(Data items)
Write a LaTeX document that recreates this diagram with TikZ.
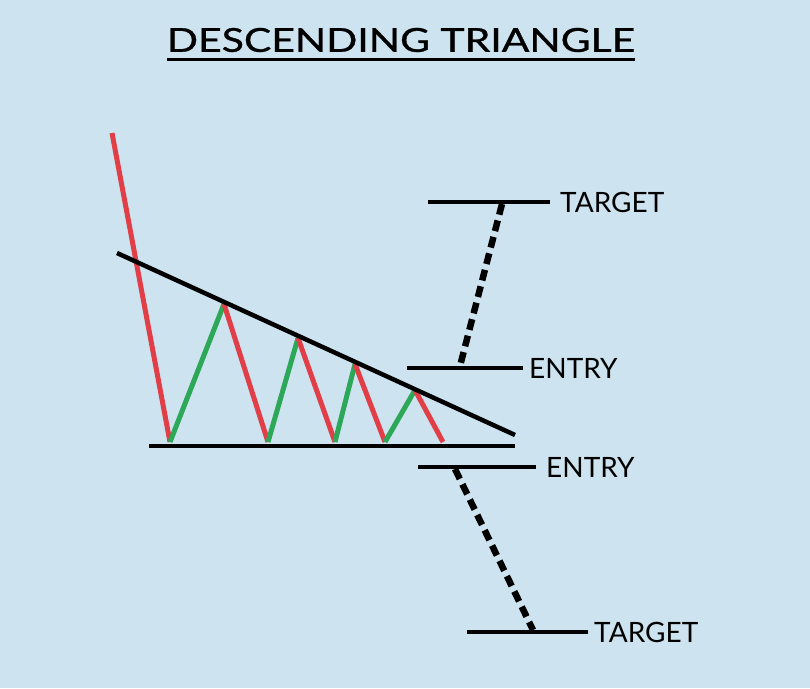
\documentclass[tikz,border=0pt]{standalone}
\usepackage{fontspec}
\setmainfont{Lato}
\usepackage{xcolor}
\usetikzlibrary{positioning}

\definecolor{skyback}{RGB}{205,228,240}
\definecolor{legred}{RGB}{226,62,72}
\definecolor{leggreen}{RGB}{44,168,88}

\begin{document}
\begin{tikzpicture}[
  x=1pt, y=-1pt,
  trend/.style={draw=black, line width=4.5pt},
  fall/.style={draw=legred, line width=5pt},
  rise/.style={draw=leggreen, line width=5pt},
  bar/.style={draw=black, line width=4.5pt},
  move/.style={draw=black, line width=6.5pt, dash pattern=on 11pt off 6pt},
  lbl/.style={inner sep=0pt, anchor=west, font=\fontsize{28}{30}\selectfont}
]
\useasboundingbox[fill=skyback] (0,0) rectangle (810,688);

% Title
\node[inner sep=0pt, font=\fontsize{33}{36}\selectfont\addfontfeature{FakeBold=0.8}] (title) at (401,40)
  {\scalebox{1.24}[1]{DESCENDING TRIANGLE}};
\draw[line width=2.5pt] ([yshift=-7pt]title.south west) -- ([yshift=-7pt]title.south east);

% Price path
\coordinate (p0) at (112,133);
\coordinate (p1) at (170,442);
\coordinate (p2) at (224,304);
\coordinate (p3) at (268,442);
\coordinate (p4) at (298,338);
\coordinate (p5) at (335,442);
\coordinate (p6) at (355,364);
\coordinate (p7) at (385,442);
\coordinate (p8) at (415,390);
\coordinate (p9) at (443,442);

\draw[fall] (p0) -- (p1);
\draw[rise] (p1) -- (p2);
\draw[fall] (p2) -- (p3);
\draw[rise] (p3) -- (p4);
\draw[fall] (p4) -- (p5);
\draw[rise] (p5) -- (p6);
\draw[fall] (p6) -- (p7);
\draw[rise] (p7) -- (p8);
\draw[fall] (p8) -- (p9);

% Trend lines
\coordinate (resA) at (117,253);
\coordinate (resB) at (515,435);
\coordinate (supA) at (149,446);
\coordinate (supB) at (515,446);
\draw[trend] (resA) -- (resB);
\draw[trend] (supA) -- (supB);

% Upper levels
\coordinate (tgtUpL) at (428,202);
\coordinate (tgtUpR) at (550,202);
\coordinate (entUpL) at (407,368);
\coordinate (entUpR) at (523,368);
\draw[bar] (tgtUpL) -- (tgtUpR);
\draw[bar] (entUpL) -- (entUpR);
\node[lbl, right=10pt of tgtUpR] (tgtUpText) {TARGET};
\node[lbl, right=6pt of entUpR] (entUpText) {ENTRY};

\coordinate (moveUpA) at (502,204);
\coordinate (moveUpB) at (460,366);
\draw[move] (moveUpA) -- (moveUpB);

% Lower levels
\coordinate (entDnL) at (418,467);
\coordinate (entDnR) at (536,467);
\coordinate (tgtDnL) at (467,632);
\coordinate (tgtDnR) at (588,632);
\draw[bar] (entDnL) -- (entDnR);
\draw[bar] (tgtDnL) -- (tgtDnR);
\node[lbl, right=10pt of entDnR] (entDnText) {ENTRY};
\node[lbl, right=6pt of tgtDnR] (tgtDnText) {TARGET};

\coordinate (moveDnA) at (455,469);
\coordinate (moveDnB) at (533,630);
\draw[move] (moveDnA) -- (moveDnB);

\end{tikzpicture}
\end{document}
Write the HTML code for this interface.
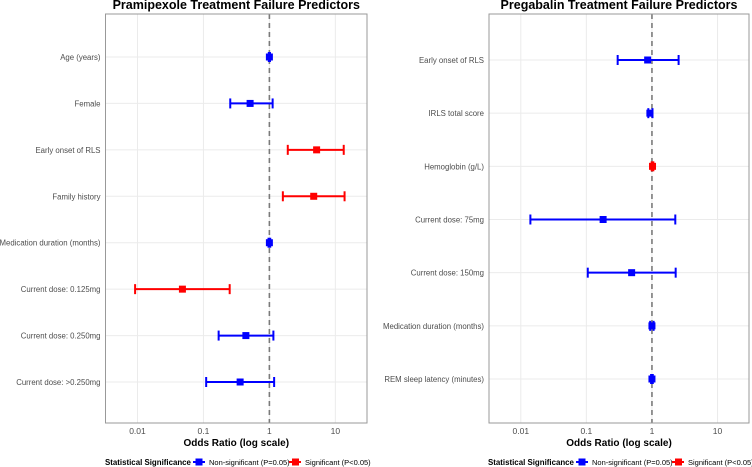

**Problem to work on:**
Your task is to copy the entries in full and exactly, without any images.

**Complete answer:**
Write a LaTeX document that recreates this diagram with TikZ.
\documentclass[tikz,border=0pt]{standalone}
\usepackage{fontspec}
\setmainfont{Lato}
\usepackage{xcolor}
\usetikzlibrary{positioning}

\definecolor{skyback}{RGB}{205,228,240}
\definecolor{legred}{RGB}{226,62,72}
\definecolor{leggreen}{RGB}{44,168,88}

\begin{document}
\begin{tikzpicture}[
  x=1pt, y=-1pt,
  trend/.style={draw=black, line width=4.5pt},
  fall/.style={draw=legred, line width=5pt},
  rise/.style={draw=leggreen, line width=5pt},
  bar/.style={draw=black, line width=4.5pt},
  move/.style={draw=black, line width=6.5pt, dash pattern=on 11pt off 6pt},
  lbl/.style={inner sep=0pt, anchor=west, font=\fontsize{28}{30}\selectfont}
]
\useasboundingbox[fill=skyback] (0,0) rectangle (810,688);

% Title
\node[inner sep=0pt, font=\fontsize{33}{36}\selectfont\addfontfeature{FakeBold=0.8}] (title) at (401,40)
  {\scalebox{1.24}[1]{DESCENDING TRIANGLE}};
\draw[line width=2.5pt] ([yshift=-7pt]title.south west) -- ([yshift=-7pt]title.south east);

% Price path
\coordinate (p0) at (112,133);
\coordinate (p1) at (170,442);
\coordinate (p2) at (224,304);
\coordinate (p3) at (268,442);
\coordinate (p4) at (298,338);
\coordinate (p5) at (335,442);
\coordinate (p6) at (355,364);
\coordinate (p7) at (385,442);
\coordinate (p8) at (415,390);
\coordinate (p9) at (443,442);

\draw[fall] (p0) -- (p1);
\draw[rise] (p1) -- (p2);
\draw[fall] (p2) -- (p3);
\draw[rise] (p3) -- (p4);
\draw[fall] (p4) -- (p5);
\draw[rise] (p5) -- (p6);
\draw[fall] (p6) -- (p7);
\draw[rise] (p7) -- (p8);
\draw[fall] (p8) -- (p9);

% Trend lines
\coordinate (resA) at (117,253);
\coordinate (resB) at (515,435);
\coordinate (supA) at (149,446);
\coordinate (supB) at (515,446);
\draw[trend] (resA) -- (resB);
\draw[trend] (supA) -- (supB);

% Upper levels
\coordinate (tgtUpL) at (428,202);
\coordinate (tgtUpR) at (550,202);
\coordinate (entUpL) at (407,368);
\coordinate (entUpR) at (523,368);
\draw[bar] (tgtUpL) -- (tgtUpR);
\draw[bar] (entUpL) -- (entUpR);
\node[lbl, right=10pt of tgtUpR] (tgtUpText) {TARGET};
\node[lbl, right=6pt of entUpR] (entUpText) {ENTRY};

\coordinate (moveUpA) at (502,204);
\coordinate (moveUpB) at (460,366);
\draw[move] (moveUpA) -- (moveUpB);

% Lower levels
\coordinate (entDnL) at (418,467);
\coordinate (entDnR) at (536,467);
\coordinate (tgtDnL) at (467,632);
\coordinate (tgtDnR) at (588,632);
\draw[bar] (entDnL) -- (entDnR);
\draw[bar] (tgtDnL) -- (tgtDnR);
\node[lbl, right=10pt of entDnR] (entDnText) {ENTRY};
\node[lbl, right=6pt of tgtDnR] (tgtDnText) {TARGET};

\coordinate (moveDnA) at (455,469);
\coordinate (moveDnB) at (533,630);
\draw[move] (moveDnA) -- (moveDnB);

\end{tikzpicture}
\end{document}
Write the HTML code for this interface.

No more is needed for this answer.